§ **Given exercise**: All of the data that follows should be retyped exactly, please, except the pictures.
** Begin **
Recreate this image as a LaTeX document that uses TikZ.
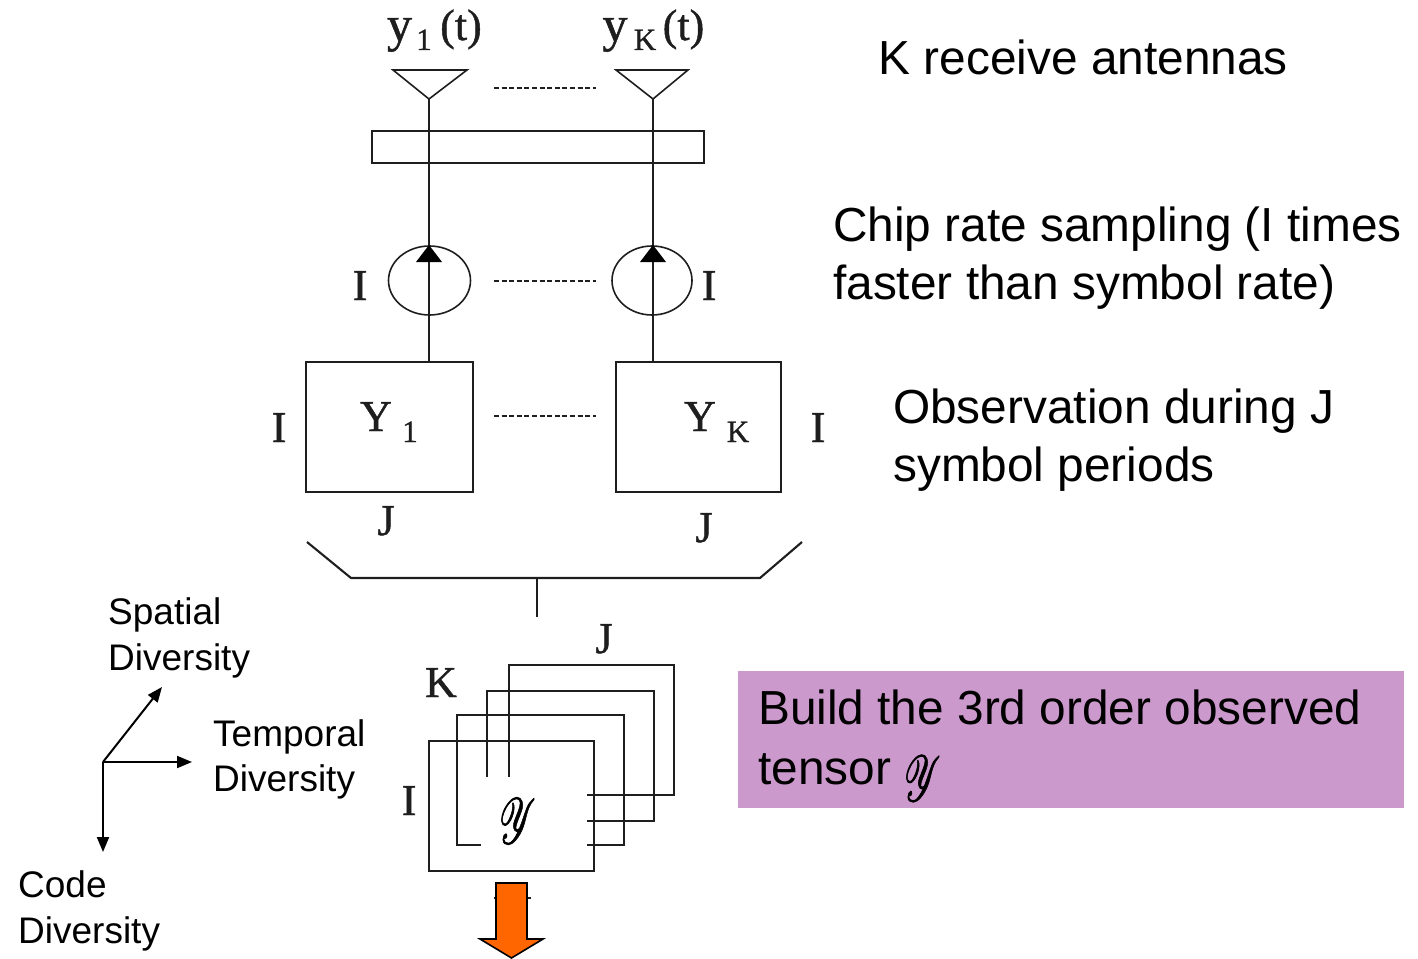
\documentclass[tikz,border=0pt]{standalone}
\usepackage{fontspec}
\usepackage{mathrsfs}
\usepackage{graphicx}
\setmainfont{Liberation Sans}
\newfontfamily\lblfont[FakeBold=1]{Liberation Serif}
\newcommand{\tensorY}{\special{pdf:code 2 Tr 0.35 w}\scalebox{1.45}[2.6]{$\mathscr{Y}$}\special{pdf:code 0 Tr 1 w}}
\usetikzlibrary{arrows.meta,shapes.geometric}
\definecolor{ink}{HTML}{1E1E1E}
\definecolor{purplebox}{HTML}{CC99CC}
\definecolor{orangearrow}{HTML}{FF6600}
\tikzset{
  ln/.style={draw=ink,line width=2.1pt},
  boxn/.style={ln,rectangle,inner sep=0pt,outer sep=0pt,anchor=north west},
  dots/.style={draw=ink,line width=1.6pt,dash pattern=on 5pt off 2.6pt},
  lbl/.style={inner sep=0pt,text=ink,font=\lblfont\fontsize{44}{48}\selectfont},
  lbly/.style={inner sep=0pt,text=ink,font=\lblfont\fontsize{50}{54}\selectfont},
  subl/.style={inner sep=0pt,text=ink,font=\lblfont\fontsize{31}{34}\selectfont},
  big/.style={inner sep=0pt,anchor=west,align=left,text=black,font=\fontsize{47.8}{58}\selectfont},
  small/.style={inner sep=0pt,anchor=west,align=left,text=black,font=\fontsize{37}{45.5}\selectfont},
  axis/.style={draw=black,line width=2pt,-{Triangle[length=15pt,width=12pt]}},
  sampler/.style={draw=ink,line width=1.6pt,ellipse,inner sep=0pt,outer sep=0pt},
  tip/.style={fill=black,draw=none},
}
\begin{document}
\begin{tikzpicture}[x=1pt,y=-1pt]
\useasboundingbox (0,0) rectangle (1418,958);
% purple note
\node[rectangle,fill=purplebox,inner sep=0pt,outer sep=0pt,anchor=north west,minimum width=666pt,minimum height=137pt] (note) at (738,671) {};
% antennas
\coordinate (ant1) at (429,99);
\coordinate (antK) at (653,99);
\draw[ln,line width=1.6pt] (393,70) -- (467,70) -- (ant1) -- cycle;
\draw[ln,line width=1.6pt] (616,70) -- (688,70) -- (antK) -- cycle;
% bar
\node[boxn,minimum width=332pt,minimum height=32pt] (bar) at (372,131) {};
% boxes
\node[boxn,minimum width=167pt,minimum height=130pt] (box1) at (306,362) {};
\node[boxn,minimum width=165pt,minimum height=130pt] (boxK) at (616,362) {};
% samplers
\node[sampler,minimum width=82pt,minimum height=69pt] (s1) at (429.5,280.5) {};
\node[sampler,minimum width=80pt,minimum height=69pt] (sK) at (652,280.5) {};
% vertical feeds
\draw[ln] (ant1) -- (ant1 |- box1.north);
\draw[ln] (antK) -- (antK |- boxK.north);
\coordinate (t1) at (429,245);
\coordinate (tK) at (653,245);
\fill[tip] (t1) -- ++(13,17) -- ++(-26,0) -- cycle;
\fill[tip] (tK) -- ++(13,17) -- ++(-26,0) -- cycle;
% dotted rows
\coordinate (d1a) at (494,88); \coordinate (d1b) at (596,88);
\coordinate (d2a) at (494,281); \coordinate (d2b) at (596,281);
\coordinate (d3a) at (494,416); \coordinate (d3b) at (596,416);
\draw[dots] (d1a) -- (d1b);
\draw[dots] (d2a) -- (d2b);
\draw[dots] (d3a) -- (d3b);
% bracket
\coordinate (b1) at (307,542); \coordinate (b2) at (351,578);
\coordinate (b3) at (760,578); \coordinate (b4) at (802,542);
\coordinate (stemtop) at (537,578); \coordinate (stembot) at (537,617);
\draw[ln] (b1) -- (b2) -- (b3) -- (b4);
\draw[ln] (stemtop) -- (stembot);
% tensor slices
\node[boxn,minimum width=165pt,minimum height=130pt] (t4) at (509,665) {};
\node[boxn,minimum width=167pt,minimum height=130pt] (t3) at (487,691) {};
\node[boxn,minimum width=167pt,minimum height=130pt] (t2) at (457,715) {};
\node[boxn,minimum width=165pt,minimum height=130pt] (t1b) at (429,741) {};
\node[rectangle,fill=white,inner sep=0pt,outer sep=0pt,anchor=north west,minimum width=106pt,minimum height=85pt] (patch) at (481,777) {};
\node[inner sep=0pt,text=black,font=\fontsize{47.8}{58}\selectfont] (ty) at (517.5,821) {\tensorY};
% orange arrow
\draw[draw=ink,line width=1.2pt] (494,898) -- (531,898);
\draw[draw=black,line width=1.6pt,fill=orangearrow] (496,883) -- (527,883) -- (527,939) -- (543,939) -- (511.5,958) -- (480,939) -- (496,939) -- cycle;
% axes
\coordinate (o) at (103,762);
\coordinate (ax1) at (162,687);
\coordinate (ax2) at (192,762);
\coordinate (ax3) at (103,852);
\draw[axis] (o) -- (ax1);
\draw[axis] (o) -- (ax2);
\draw[axis] (o) -- (ax3);
% serif labels
\node[lbly,anchor=base] (y1) at (399.5,41) {y};
\node[subl,anchor=base] (y1s) at (424,50) {1};
\node[lbl,anchor=base] (y1t) at (461,40) {(t)};
\node[lbly,anchor=base] (yK) at (615,41) {y};
\node[subl,anchor=base] (yKs) at (645,50) {K};
\node[lbl,anchor=base] (yKt) at (683.5,40) {(t)};
\node[lbl,anchor=base] (i1) at (360,300) {I};
\node[lbl,anchor=base] (i2) at (709,300) {I};
\node[lbl,anchor=base] (i3) at (279,442) {I};
\node[lbl,anchor=base] (i4) at (818,442) {I};
\node[lbl,anchor=base] (j1) at (386,535) {J};
\node[lbl,anchor=base] (j2) at (704,542) {J};
\node[lbl,anchor=base] (Y1) at (376,431) {Y};
\node[subl,anchor=base] (Y1s) at (410,442) {1};
\node[lbl,anchor=base] (YK) at (700,431) {Y};
\node[subl,anchor=base] (YKs) at (738,442) {K};
\node[lbl,anchor=base] (j3) at (604,653) {J};
\node[lbl,anchor=base] (k3) at (441,697) {K};
\node[lbl,anchor=base] (i5) at (409,815) {I};
% sans texts
\node[big] (tk) at (878.5,57.5) {K receive antennas};
\node[big] (tc) at (833,258) {Chip rate sampling (I times\\faster than symbol rate)};
\node[big] (to) at (893,440) {Observation during J\\symbol periods};
\node[big,font=\fontsize{47.8}{60}\selectfont] (tb) at (758,737) {Build the 3rd order observed\\tensor \smash{\raisebox{-17pt}{\tensorY}}};
\node[small] (ts) at (108,638) {Spatial\\Diversity};
\node[small] (tt) at (213,759.5) {Temporal\\Diversity};
\node[small] (tcd) at (18,911) {Code\\Diversity};
\end{tikzpicture}
\end{document}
** End **
§ **Correct response**:
Recreate this image as a LaTeX document that uses TikZ.
\documentclass[tikz,border=0pt]{standalone}
\usepackage{fontspec}
\usepackage{mathrsfs}
\usepackage{graphicx}
\setmainfont{Liberation Sans}
\newfontfamily\lblfont[FakeBold=1]{Liberation Serif}
\newcommand{\tensorY}{\special{pdf:code 2 Tr 0.35 w}\scalebox{1.45}[2.6]{$\mathscr{Y}$}\special{pdf:code 0 Tr 1 w}}
\usetikzlibrary{arrows.meta,shapes.geometric}
\definecolor{ink}{HTML}{1E1E1E}
\definecolor{purplebox}{HTML}{CC99CC}
\definecolor{orangearrow}{HTML}{FF6600}
\tikzset{
  ln/.style={draw=ink,line width=2.1pt},
  boxn/.style={ln,rectangle,inner sep=0pt,outer sep=0pt,anchor=north west},
  dots/.style={draw=ink,line width=1.6pt,dash pattern=on 5pt off 2.6pt},
  lbl/.style={inner sep=0pt,text=ink,font=\lblfont\fontsize{44}{48}\selectfont},
  lbly/.style={inner sep=0pt,text=ink,font=\lblfont\fontsize{50}{54}\selectfont},
  subl/.style={inner sep=0pt,text=ink,font=\lblfont\fontsize{31}{34}\selectfont},
  big/.style={inner sep=0pt,anchor=west,align=left,text=black,font=\fontsize{47.8}{58}\selectfont},
  small/.style={inner sep=0pt,anchor=west,align=left,text=black,font=\fontsize{37}{45.5}\selectfont},
  axis/.style={draw=black,line width=2pt,-{Triangle[length=15pt,width=12pt]}},
  sampler/.style={draw=ink,line width=1.6pt,ellipse,inner sep=0pt,outer sep=0pt},
  tip/.style={fill=black,draw=none},
}
\begin{document}
\begin{tikzpicture}[x=1pt,y=-1pt]
\useasboundingbox (0,0) rectangle (1418,958);
% purple note
\node[rectangle,fill=purplebox,inner sep=0pt,outer sep=0pt,anchor=north west,minimum width=666pt,minimum height=137pt] (note) at (738,671) {};
% antennas
\coordinate (ant1) at (429,99);
\coordinate (antK) at (653,99);
\draw[ln,line width=1.6pt] (393,70) -- (467,70) -- (ant1) -- cycle;
\draw[ln,line width=1.6pt] (616,70) -- (688,70) -- (antK) -- cycle;
% bar
\node[boxn,minimum width=332pt,minimum height=32pt] (bar) at (372,131) {};
% boxes
\node[boxn,minimum width=167pt,minimum height=130pt] (box1) at (306,362) {};
\node[boxn,minimum width=165pt,minimum height=130pt] (boxK) at (616,362) {};
% samplers
\node[sampler,minimum width=82pt,minimum height=69pt] (s1) at (429.5,280.5) {};
\node[sampler,minimum width=80pt,minimum height=69pt] (sK) at (652,280.5) {};
% vertical feeds
\draw[ln] (ant1) -- (ant1 |- box1.north);
\draw[ln] (antK) -- (antK |- boxK.north);
\coordinate (t1) at (429,245);
\coordinate (tK) at (653,245);
\fill[tip] (t1) -- ++(13,17) -- ++(-26,0) -- cycle;
\fill[tip] (tK) -- ++(13,17) -- ++(-26,0) -- cycle;
% dotted rows
\coordinate (d1a) at (494,88); \coordinate (d1b) at (596,88);
\coordinate (d2a) at (494,281); \coordinate (d2b) at (596,281);
\coordinate (d3a) at (494,416); \coordinate (d3b) at (596,416);
\draw[dots] (d1a) -- (d1b);
\draw[dots] (d2a) -- (d2b);
\draw[dots] (d3a) -- (d3b);
% bracket
\coordinate (b1) at (307,542); \coordinate (b2) at (351,578);
\coordinate (b3) at (760,578); \coordinate (b4) at (802,542);
\coordinate (stemtop) at (537,578); \coordinate (stembot) at (537,617);
\draw[ln] (b1) -- (b2) -- (b3) -- (b4);
\draw[ln] (stemtop) -- (stembot);
% tensor slices
\node[boxn,minimum width=165pt,minimum height=130pt] (t4) at (509,665) {};
\node[boxn,minimum width=167pt,minimum height=130pt] (t3) at (487,691) {};
\node[boxn,minimum width=167pt,minimum height=130pt] (t2) at (457,715) {};
\node[boxn,minimum width=165pt,minimum height=130pt] (t1b) at (429,741) {};
\node[rectangle,fill=white,inner sep=0pt,outer sep=0pt,anchor=north west,minimum width=106pt,minimum height=85pt] (patch) at (481,777) {};
\node[inner sep=0pt,text=black,font=\fontsize{47.8}{58}\selectfont] (ty) at (517.5,821) {\tensorY};
% orange arrow
\draw[draw=ink,line width=1.2pt] (494,898) -- (531,898);
\draw[draw=black,line width=1.6pt,fill=orangearrow] (496,883) -- (527,883) -- (527,939) -- (543,939) -- (511.5,958) -- (480,939) -- (496,939) -- cycle;
% axes
\coordinate (o) at (103,762);
\coordinate (ax1) at (162,687);
\coordinate (ax2) at (192,762);
\coordinate (ax3) at (103,852);
\draw[axis] (o) -- (ax1);
\draw[axis] (o) -- (ax2);
\draw[axis] (o) -- (ax3);
% serif labels
\node[lbly,anchor=base] (y1) at (399.5,41) {y};
\node[subl,anchor=base] (y1s) at (424,50) {1};
\node[lbl,anchor=base] (y1t) at (461,40) {(t)};
\node[lbly,anchor=base] (yK) at (615,41) {y};
\node[subl,anchor=base] (yKs) at (645,50) {K};
\node[lbl,anchor=base] (yKt) at (683.5,40) {(t)};
\node[lbl,anchor=base] (i1) at (360,300) {I};
\node[lbl,anchor=base] (i2) at (709,300) {I};
\node[lbl,anchor=base] (i3) at (279,442) {I};
\node[lbl,anchor=base] (i4) at (818,442) {I};
\node[lbl,anchor=base] (j1) at (386,535) {J};
\node[lbl,anchor=base] (j2) at (704,542) {J};
\node[lbl,anchor=base] (Y1) at (376,431) {Y};
\node[subl,anchor=base] (Y1s) at (410,442) {1};
\node[lbl,anchor=base] (YK) at (700,431) {Y};
\node[subl,anchor=base] (YKs) at (738,442) {K};
\node[lbl,anchor=base] (j3) at (604,653) {J};
\node[lbl,anchor=base] (k3) at (441,697) {K};
\node[lbl,anchor=base] (i5) at (409,815) {I};
% sans texts
\node[big] (tk) at (878.5,57.5) {K receive antennas};
\node[big] (tc) at (833,258) {Chip rate sampling (I times\\faster than symbol rate)};
\node[big] (to) at (893,440) {Observation during J\\symbol periods};
\node[big,font=\fontsize{47.8}{60}\selectfont] (tb) at (758,737) {Build the 3rd order observed\\tensor \smash{\raisebox{-17pt}{\tensorY}}};
\node[small] (ts) at (108,638) {Spatial\\Diversity};
\node[small] (tt) at (213,759.5) {Temporal\\Diversity};
\node[small] (tcd) at (18,911) {Code\\Diversity};
\end{tikzpicture}
\end{document}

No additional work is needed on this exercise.